Part 5: Station XIII-XIV

Today is Good Friday. Back home, I’d be hearing Fairouz singing those haunting syllables on loop: “al-yawm ‘oulliqa…”. The Catholics and the Orthodox would be competing to see which of their Good Fridays is the wettest and dreariest. At one point, we even fasted til noon.

What happens on the Cross is a question that divides. Muslims believe that Jesus never died; God took him up and saved him. It would dishonor the prophet to say that he was allowed to die. And even Christians disagree about the cause of death—look up “atonement theory” if you’re in need of some light reading. One of the images that stuck with me back when I was beginning to question my faith is the story that Thomas Paine shares about his memories of a Good Friday sermon, as a child.
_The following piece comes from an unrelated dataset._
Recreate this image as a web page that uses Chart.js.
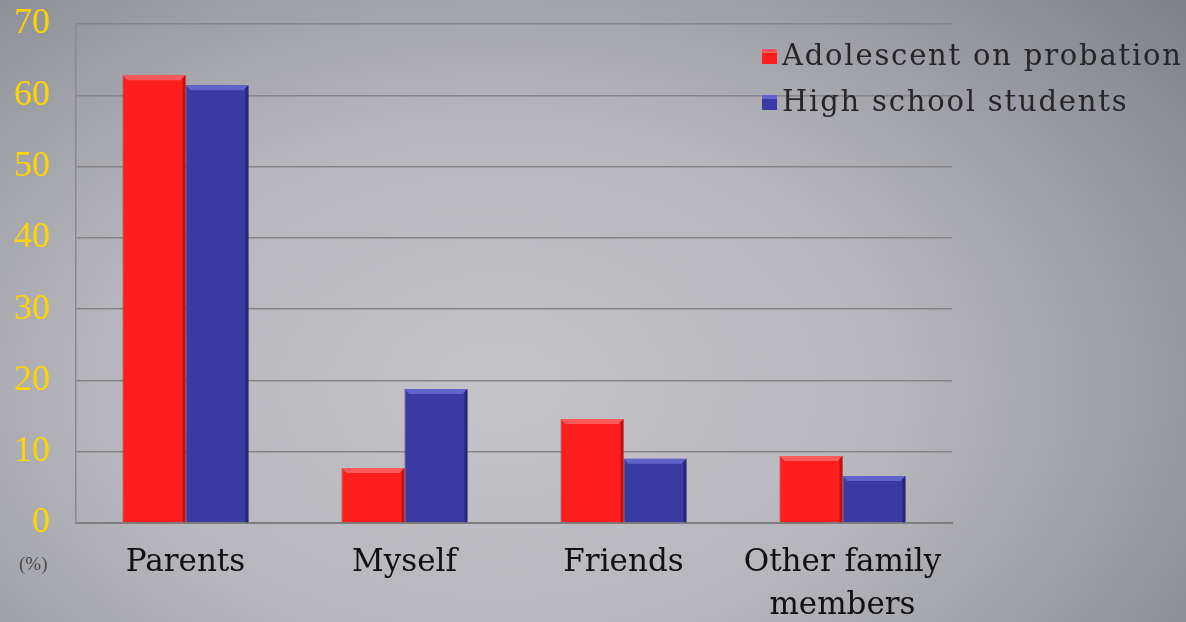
<!DOCTYPE html>
<html>
<head>
<meta charset="utf-8">
<script src="https://cdn.jsdelivr.net/npm/chart.js@4"></script>
<style>
  html, body { margin: 0; padding: 0; }
  body {
    width: 1186px; height: 622px; overflow: hidden; position: relative;
    background: radial-gradient(ellipse 75% 95% at 42% 62%, #c3c3c8 0%, #b6b6bc 45%, #9a9ba2 75%, #7f8189 100%);
  }
  #wrap { position: absolute; left: 0; top: 0; width: 1186px; height: 622px; }
  #pct { position: absolute; left: 19px; top: 553px; font: 19px "Liberation Serif", serif; color: #4a4a4a; }
</style>
</head>
<body>
<div id="wrap"><canvas id="chart" width="1186" height="622"></canvas></div>
<div id="pct">(%)</div>
<script>
var categories = ['Parents', 'Myself', 'Friends', ['Other family', 'members']];
var probation = [62.8, 7.7, 14.6, 9.4];
var highSchool = [61.4, 18.8, 9.0, 6.6];
var yTicks = [0, 10, 20, 30, 40, 50, 60, 70];

var serif = '"Liberation Serif", "DejaVu Serif", serif';
var wideSerif = '"DejaVu Serif", serif';

// light bevel on the top and sides of each bar
var bevelPlugin = {
    id: 'bevel',
    afterDatasetsDraw: function (chart) {
        var ctx = chart.ctx;
        chart.data.datasets.forEach(function (ds, di) {
            var meta = chart.getDatasetMeta(di);
            meta.data.forEach(function (bar) {
                var p = bar.getProps(['x', 'y', 'width', 'base'], true);
                var l = p.x - p.width / 2, r = p.x + p.width / 2, t = p.y, b = p.base;
                var d = 5;
                ctx.save();
                ctx.fillStyle = ds.lightColor;
                ctx.beginPath();
                ctx.moveTo(l, t); ctx.lineTo(r, t); ctx.lineTo(r - d, t + d); ctx.lineTo(l + d, t + d);
                ctx.closePath(); ctx.fill();
                ctx.fillStyle = ds.darkColor;
                ctx.beginPath();
                ctx.moveTo(r, t); ctx.lineTo(r, b); ctx.lineTo(r - 3, b); ctx.lineTo(r - 3, t + 3);
                ctx.closePath(); ctx.fill();
                ctx.restore();
            });
        });
    }
};

// legend drawn at the upper right
var legendPlugin = {
    id: 'sideLegend',
    afterDraw: function (chart) {
        var ctx = chart.ctx;
        ctx.save();
        ctx.font = '29px ' + wideSerif;
        ctx.textBaseline = 'middle';
        ctx.letterSpacing = '1.8px';
        chart.data.datasets.forEach(function (ds, i) {
            var y = 56 + i * 46;
            ctx.fillStyle = ds.backgroundColor;
            ctx.fillRect(762, y - 7, 15, 15);
            ctx.fillStyle = ds.lightColor;
            ctx.fillRect(762, y - 7, 15, 4);
            ctx.fillStyle = '#262626';
            ctx.fillText(ds.label, 782, y + 1);
        });
        ctx.restore();
    }
};

new Chart(document.getElementById('chart'), {
    type: 'bar',
    data: {
        labels: categories,
        datasets: [
            {
                label: 'Adolescent on probation',
                data: probation,
                backgroundColor: '#ff1e1e',
                borderColor: '#c81414',
                borderWidth: 1,
                lightColor: '#ff5a5a',
                darkColor: '#c41010'
            },
            {
                label: 'High school students',
                data: highSchool,
                backgroundColor: '#3a3aa2',
                borderColor: '#2a2a80',
                borderWidth: 1,
                lightColor: '#6262cc',
                darkColor: '#26267a'
            }
        ]
    },
    options: {
        responsive: false,
        animation: false,
        layout: { padding: { top: 24, right: 234, left: 0, bottom: 0 } },
        categoryPercentage: 0.575,
        barPercentage: 1,
        plugins: {
            legend: { display: false },
            tooltip: { enabled: false }
        },
        scales: {
            x: {
                grid: { display: false, drawTicks: false },
                border: { display: true, color: '#7e7e7e', width: 2 },
                ticks: {
                    color: '#111',
                    font: { family: wideSerif, size: 31, lineHeight: 1.4 },
                    padding: 18,
                    maxRotation: 0,
                    autoSkip: false
                },
                afterFit: function (scale) { scale.height = 99; }
            },
            y: {
                min: 0,
                max: 70,
                afterBuildTicks: function (scale) {
                    scale.ticks = yTicks.map(function (v) { return { value: v }; });
                },
                grid: { color: '#858585', lineWidth: 1.5, drawTicks: false },
                border: { display: true, color: '#8a8a8a', width: 1.5 },
                ticks: {
                    color: '#ffd400',
                    font: { family: serif, size: 36 },
                    padding: 26
                },
                afterFit: function (scale) {
                    scale.width = 76;
                    scale.paddingTop = 0;
                    scale.paddingBottom = 0;
                }
            }
        }
    },
    plugins: [bevelPlugin, legendPlugin]
});
</script>
</body>
</html>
At that young age, he refused to believe that a father would kill his son; God was too good to do that. And so, as an adult he wrote: “Any system of religion that has anything in it that shocks the mind of a child, cannot be true.”

There’s a lot about Good Friday that shocks the mind, but it was only in preparing for this year’s Triduum that I realized that I am a Good Friday kinda guy. I’m a creep, I’m a weirdo, etc.

I actually enjoyed working on tonight’s worship broadcast. I told my boss that it’s in my wheelhouse, that I’d probably find filming something jubilant a lot less intuitive. He reminded me that we did film something jubilant—tomorrow’s Easter Vigil—and I said: “oh yeah.”

We live in a Good Friday kinda world and it’s truly right and good to sit with that, to face up to that, to behold the wood of the Cross.

This day and tomorrow are more than punctuation. Our hope is real, but so is the uncertainty of this moment.

Just don’t get lost in the shadows. Jesus descended into hell so we don’t have to stay there.

Part 6: In Via

Over the past few weeks, I’ve been circling around the questions of meaning and interpretation and decidability and truth; these thoughts have assailed me because I’ve had to work very hard under my least favorite conditions: little time to think. This has made me tired and irritable and hopeful and inspired; mercifully, today is Holy Saturday and much of that toil is over. For now, “it is finished.”


I’ve felt this kind of stress before; in Lebanon, fifteen years ago, when the killing of Rafik Hariri sent us all into a long “Black Sabbath” of waiting for answers. His death also inaugurated a season of car bombings that inflected life as pretty much usual; it was a simpler time, I guess—we did not think to work from home.

The television station that Hariri had owned put up a giant icon of his face at an intersection I’d drive through on my way to uni. On it, they placed an LED display counting up the days since his assassination; above that, they wrote “THE TRUTH” in a font as black and as bold as the content of its message was essentially contestable.

So I thought a lot about “truth” back then; day in, day out, truth was like that Elvis Costello song about unrequited love—beautiful yet menacing.


I believe that Christianity is true, but I also believe that the answers it provides are not straightforward. They cut across; they run diagonally—a theologian came up with that geometric metaphor to describe how Christian concepts demand new ethical & intellectual mappings:

“To diagonalize a choice…is to refuse the two (or more) alternatives it offers & elaborate a position that is neither reducible nor utterly unrelated to them.”

The Trinity diagonalizes the One and the Many. The Incarnation diagonalizes abstract generality and concrete particularity. The Resurrection diagonalizes death’s dominion and points to our both/and reality of the Now and the Not-Yet.

All that is well and good and a major reason why I found this faith so compelling after re-discovering it as an adult, but if that were it, I wouldn’t be satisfied. That sort of talk can get as tacky as the posters of politicians back home—it sounds arrogant, like a kid who flips the board game over and shouts: “I win!”

For me, the truth of Christianity is in that diagonal space between Good Friday and Easter Sunday where certainty and despair meet, not as ying and as yang, but as a tumult—a storm over the waters, a tear in the veil—a troubled spirit always seeking God’s face anew.

Christianity was called “The Way” by early Christians because it is a journey, a process, a method—not a digital stream of preprogrammed responses.